I rather welcome the decision. The previous project (a.k.a FRED) cost so much, in both infrastructure and ongoing development, it actually cost the VP his job in the company. (I won’t go into the details of that). The change actually fits Scrum well. Looking back, the FRED project felt like a BDUF. The design/architecture came from a third-party partner, it had modules that were logically separated-out, but it was completely based on a proprietary technology, instead of standards. Such approach was probably the result of a proper explanation of needs. So after more than a year of implementation, we were left with a brain-child product that did not fit the needs of the business.
Sound like any other requirements mismatch episode? I’m not denying it – in fact I accept that.

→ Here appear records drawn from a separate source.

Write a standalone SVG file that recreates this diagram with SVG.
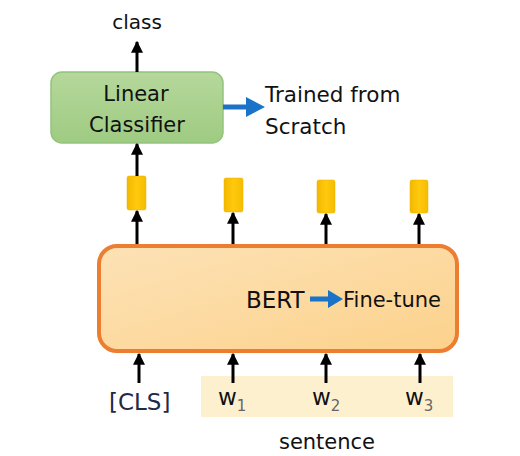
<svg xmlns="http://www.w3.org/2000/svg" width="520" height="456" viewBox="0 0 520 456">
<defs>
<linearGradient id="gGreen" x1="0" y1="0" x2="0" y2="1">
<stop offset="0" stop-color="#b5d89b"/><stop offset="1" stop-color="#9fcb82"/>
</linearGradient>
<linearGradient id="gOrange" x1="0" y1="0" x2="1" y2="1">
<stop offset="0" stop-color="#fde2b6"/><stop offset="1" stop-color="#fcd28c"/>
</linearGradient>
<linearGradient id="gYellow" x1="0" y1="0" x2="1" y2="0">
<stop offset="0" stop-color="#f2b800"/><stop offset="0.5" stop-color="#ffc90e"/><stop offset="1" stop-color="#f5bd00"/>
</linearGradient>
<marker id="ah" viewBox="0 0 10 10" refX="9" refY="5" markerWidth="4" markerHeight="4" orient="auto" markerUnits="strokeWidth">
<path d="M0,0 L10,5 L0,10 z" fill="#000"/>
</marker>
<style>
.t{font-family:"DejaVu Sans","Liberation Sans",sans-serif;fill:#111}
.conn line{stroke:#000;stroke-width:3;marker-end:url(#ah)}
.tok{fill:url(#gYellow);stroke:#e8b000;stroke-width:0.5}
.blue{fill:#1a73c6}
.sub{fill:#666}
</style>
</defs>
<rect width="520" height="456" fill="#fff"/>

<g id="sentence-band">
<rect x="201" y="376" width="252" height="41" fill="#fdf0cf"/>
</g>

<g id="classifier">
<rect x="51" y="72" width="172" height="71" rx="11" fill="url(#gGreen)" stroke="#93c47d" stroke-width="1.5"/>
<text class="t" x="136" y="101" font-size="21" text-anchor="middle">Linear</text>
<text class="t" x="137" y="132" font-size="21" text-anchor="middle">Classifier</text>
</g>

<g id="class-label"><text class="t" x="137" y="29" font-size="20" text-anchor="middle">class</text></g>

<g id="trained">
<path class="blue" d="M223,104.5 H246 V97 L265,107 L246,117 V109.5 H223 z"/>
<text class="t" x="265" y="102" font-size="21.5">Trained from</text>
<text class="t" x="265" y="134" font-size="21.5">Scratch</text>
</g>

<g id="tokens">
<rect class="tok" x="127" y="176" width="19" height="34" rx="2"/>
<rect class="tok" x="224" y="178" width="19" height="34" rx="2"/>
<rect class="tok" x="317" y="180" width="18" height="33" rx="2"/>
<rect class="tok" x="410" y="180" width="18" height="33" rx="2"/>
</g>

<g id="bert">
<rect x="99" y="246" width="358" height="105" rx="18" fill="url(#gOrange)" stroke="#ed7d31" stroke-width="4"/>
<text class="t" x="246" y="308" font-size="23">BERT</text>
<path class="blue" d="M310,296.5 H328 V290 L343,299 L328,308 V301.5 H310 z"/>
<text class="t" x="343" y="307" font-size="21">Fine-tune</text>
</g>

<g id="inputs">
<text class="t" x="109" y="410" font-size="23" style="fill:#1f2a44">[CLS]</text>
<text class="t" x="218" y="405" font-size="23">w<tspan class="sub" font-size="15" dy="6">1</tspan></text>
<text class="t" x="312" y="405" font-size="23">w<tspan class="sub" font-size="15" dy="6">2</tspan></text>
<text class="t" x="405" y="405" font-size="23">w<tspan class="sub" font-size="15" dy="6">3</tspan></text>
</g>

<g id="sentence-label"><text class="t" x="327" y="449" font-size="21" text-anchor="middle">sentence</text></g>

<g class="conn" id="connectors">
<line x1="137" y1="72" x2="137" y2="42"/>
<line x1="137" y1="176" x2="137" y2="144"/>
<line x1="137" y1="244" x2="137" y2="211"/>
<line x1="233" y1="244" x2="233" y2="213"/>
<line x1="326" y1="244" x2="326" y2="214"/>
<line x1="419" y1="244" x2="419" y2="214"/>
<line x1="139" y1="383" x2="139" y2="354"/>
<line x1="233" y1="383" x2="233" y2="354"/>
<line x1="326" y1="383" x2="326" y2="354"/>
<line x1="420" y1="383" x2="420" y2="354"/>
</g>
</svg>
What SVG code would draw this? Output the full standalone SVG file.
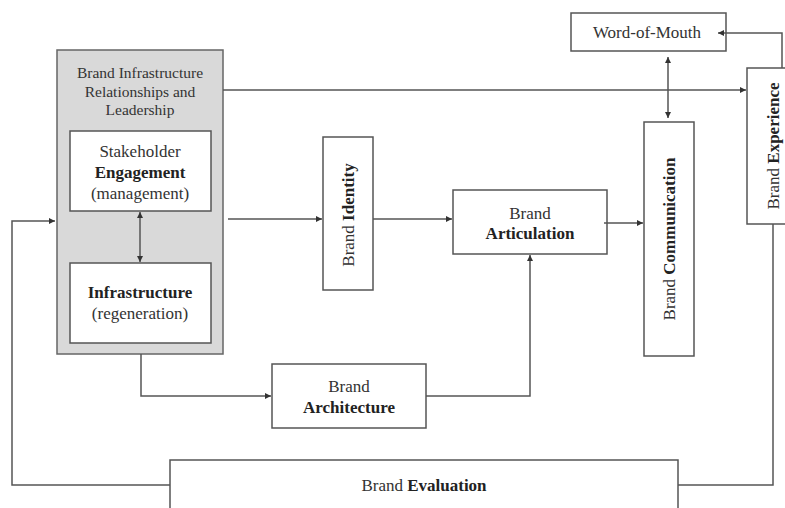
<svg xmlns="http://www.w3.org/2000/svg" width="785" height="508" viewBox="0 0 785 508">
<defs>
<style>
.box{fill:#ffffff;stroke:#555555;stroke-width:1.5}
.gray{fill:#d9d9d9;stroke:#666666;stroke-width:1.5}
.ln{fill:none;stroke:#555555;stroke-width:1.5}
text{font-family:"Liberation Serif","Times New Roman",serif;font-size:17px;fill:#333333;text-anchor:middle}
.t{font-size:15.5px}
.b{font-weight:bold;fill:#222222}
</style>
<marker id="ah" viewBox="0 0 10 10" refX="10" refY="5" markerWidth="7" markerHeight="6" markerUnits="userSpaceOnUse" orient="auto-start-reverse">
<path d="M0,0 L10,5 L0,10 z" fill="#333333"/>
</marker>
</defs>
<g id="infrastructure-group">
<rect class="gray" x="57" y="50" width="166" height="304"/>
<text class="t" x="140" y="78">Brand Infrastructure</text>
<text class="t" x="140" y="97">Relationships and</text>
<text class="t" x="140" y="115">Leadership</text>
</g>
<g id="stakeholder">
<rect class="box" x="70" y="131" width="141" height="80"/>
<text x="140" y="157">Stakeholder</text>
<text class="b" x="140" y="178">Engagement</text>
<text x="140" y="199">(management)</text>
</g>
<g id="infrastructure">
<rect class="box" x="70" y="263" width="141" height="80"/>
<text class="b" x="140" y="298">Infrastructure</text>
<text x="140" y="319">(regeneration)</text>
</g>
<g id="identity">
<rect class="box" x="323" y="137" width="50" height="153"/>
<text transform="translate(348,215) rotate(-90)" dominant-baseline="central">Brand <tspan class="b">Identity</tspan></text>
</g>
<g id="articulation">
<rect class="box" x="453" y="190" width="154" height="64"/>
<text x="530" y="219">Brand</text>
<text class="b" x="530" y="239">Articulation</text>
</g>
<g id="communication">
<rect class="box" x="644" y="122" width="50" height="234"/>
<text transform="translate(669,239) rotate(-90)" dominant-baseline="central">Brand <tspan class="b">Communication</tspan></text>
</g>
<g id="word-of-mouth">
<rect class="box" x="571" y="13" width="155" height="38"/>
<text x="647" y="38">Word-of-Mouth</text>
</g>
<g id="experience">
<rect class="box" x="747" y="68" width="45" height="156"/>
<text transform="translate(773,146) rotate(-90)" dominant-baseline="central">Brand <tspan class="b">Experience</tspan></text>
</g>
<g id="architecture">
<rect class="box" x="272" y="364" width="154" height="64"/>
<text x="349" y="392">Brand</text>
<text class="b" x="349" y="413">Architecture</text>
</g>
<g id="evaluation">
<rect class="box" x="170" y="460" width="508" height="60"/>
<text x="424" y="491">Brand <tspan class="b">Evaluation</tspan></text>
</g>
<g id="connectors">
<line class="ln" x1="140" y1="212" x2="140" y2="262" marker-start="url(#ah)" marker-end="url(#ah)"/>
<line class="ln" x1="223" y1="90" x2="746" y2="90" marker-end="url(#ah)"/>
<line class="ln" x1="228" y1="219" x2="322" y2="219" marker-end="url(#ah)"/>
<line class="ln" x1="373" y1="219" x2="452" y2="219" marker-end="url(#ah)"/>
<line class="ln" x1="604" y1="223" x2="643" y2="223" marker-end="url(#ah)"/>
<line class="ln" x1="668" y1="57" x2="668" y2="118" marker-start="url(#ah)" marker-end="url(#ah)"/>
<polyline class="ln" points="782,68 782,33 718,33" marker-end="url(#ah)"/>
<polyline class="ln" points="141,354 141,396 271,396" marker-end="url(#ah)"/>
<polyline class="ln" points="426,396 530,396 530,255" marker-end="url(#ah)"/>
<polyline class="ln" points="773,224 773,485 678,485"/>
<polyline class="ln" points="170,485 12,485 12,221 55,221" marker-end="url(#ah)"/>
</g>
</svg>
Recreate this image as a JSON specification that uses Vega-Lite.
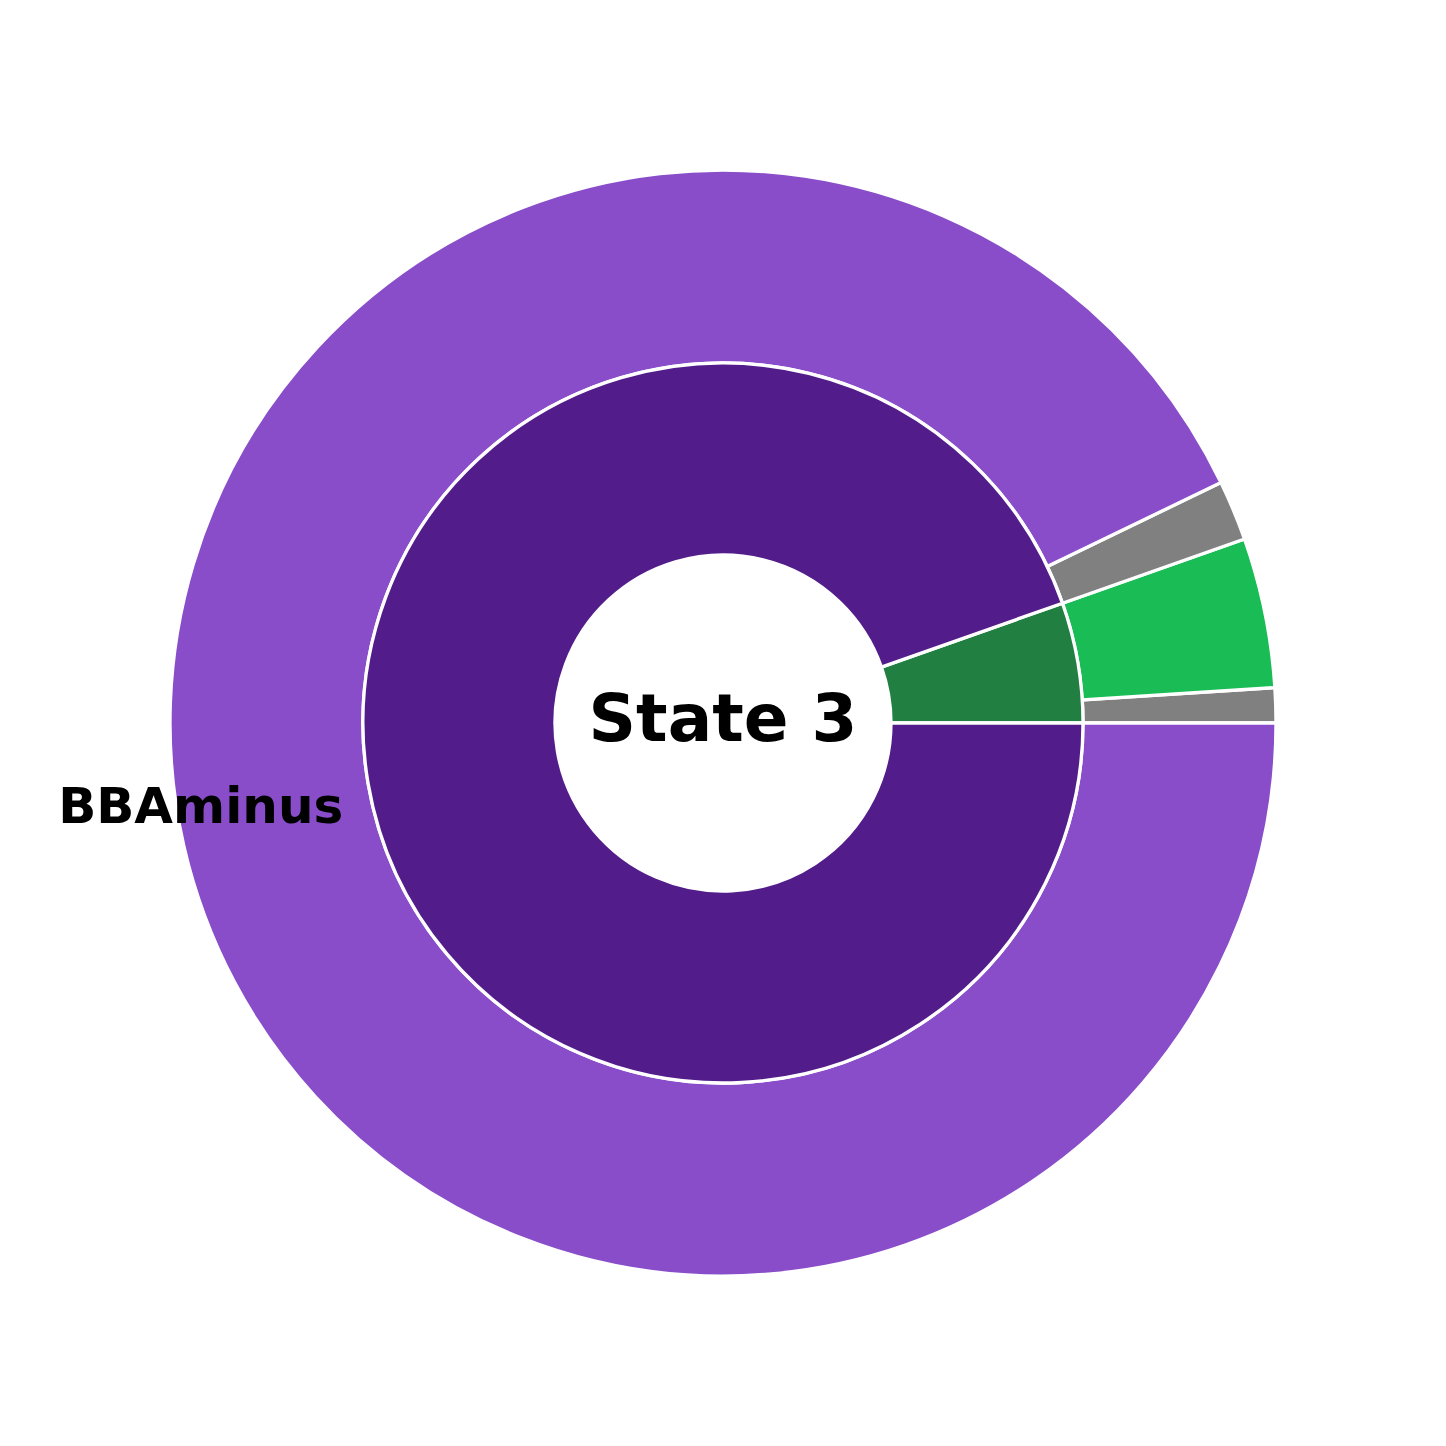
{
  "$schema": "https://vega.github.io/schema/vega-lite/v6.json",
  "width": 1446,
  "height": 1446,
  "autosize": {"type": "fit", "contains": "padding"},
  "padding": 0,
  "background": "white",
  "view": {"stroke": null},
  "datasets": {
    "inner": [
      {"segment": "BBAminus (state)", "idx": 0, "share": 0.054, "ring": "inner"},
      {"segment": "BBAminus", "idx": 1, "share": 0.946, "ring": "inner"}
    ],
    "outer": [
      {"segment": "other a", "idx": 0, "share": 0.0102, "ring": "outer"},
      {"segment": "match", "idx": 1, "share": 0.0438, "ring": "outer"},
      {"segment": "other b", "idx": 2, "share": 0.0176, "ring": "outer"},
      {"segment": "BBAminus outer", "idx": 3, "share": 0.9284, "ring": "outer"}
    ],
    "labels": [
      {"label": "BBAminus", "pos": 0.5348}
    ],
    "title": [
      {"label": "State 3"}
    ]
  },
  "resolve": {"scale": {"color": "shared"}},
  "layer": [
    {
      "data": {"name": "outer"},
      "mark": {"type": "arc", "outerRadius": 553, "innerRadius": 360, "stroke": "white", "strokeWidth": 3.3},
      "encoding": {
        "theta": {"field": "share", "type": "quantitative", "stack": true, "scale": {"domain": [0, 1], "range": [1.5707963, -4.7123890]}},
        "order": {"field": "idx", "type": "quantitative"},
        "color": {
          "field": "segment", "type": "nominal", "legend": null,
          "scale": {
            "domain": ["BBAminus (state)", "BBAminus", "other a", "match", "other b", "BBAminus outer"],
            "range": ["#207f41", "#521d8a", "#808080", "#1abc55", "#808080", "#894dca"]
          }
        }
      }
    },
    {
      "data": {"name": "inner"},
      "mark": {"type": "arc", "outerRadius": 360, "innerRadius": 168, "stroke": "white", "strokeWidth": 3.3},
      "encoding": {
        "theta": {"field": "share", "type": "quantitative", "stack": true},
        "order": {"field": "idx", "type": "quantitative"},
        "color": {"field": "segment", "type": "nominal", "legend": null}
      }
    },
    {
      "data": {"name": "labels"},
      "mark": {"type": "text", "radius": 389, "align": "right", "baseline": "middle", "font": "DejaVu Sans", "fontWeight": "bold", "fontSize": 50, "color": "black", "dy": 1},
      "encoding": {
        "theta": {"field": "pos", "type": "quantitative", "stack": null},
        "text": {"field": "label", "type": "nominal"}
      }
    },
    {
      "data": {"name": "title"},
      "mark": {"type": "text", "align": "center", "baseline": "middle", "font": "DejaVu Sans", "fontWeight": "bold", "fontSize": 66, "color": "black", "dy": -2},
      "encoding": {
        "text": {"field": "label", "type": "nominal"}
      }
    }
  ]
}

The only thing that matters now is taking the heap and turning it into gold.
The good news is that, in FRED, we have a benchmark to compare ourselves to. The better news? We just released the first Vertical Slice Component – and it took less than half the budget of FRED, in half the time, to deliver a working product that performs well.
Turning the data we have into an asset and a facilitator of new insights into trends and patterns is the goal we have now, not just matching a spec that may “turn out not to be modular afterall”.
Release 2 is in the works. Sprint 19 comes next.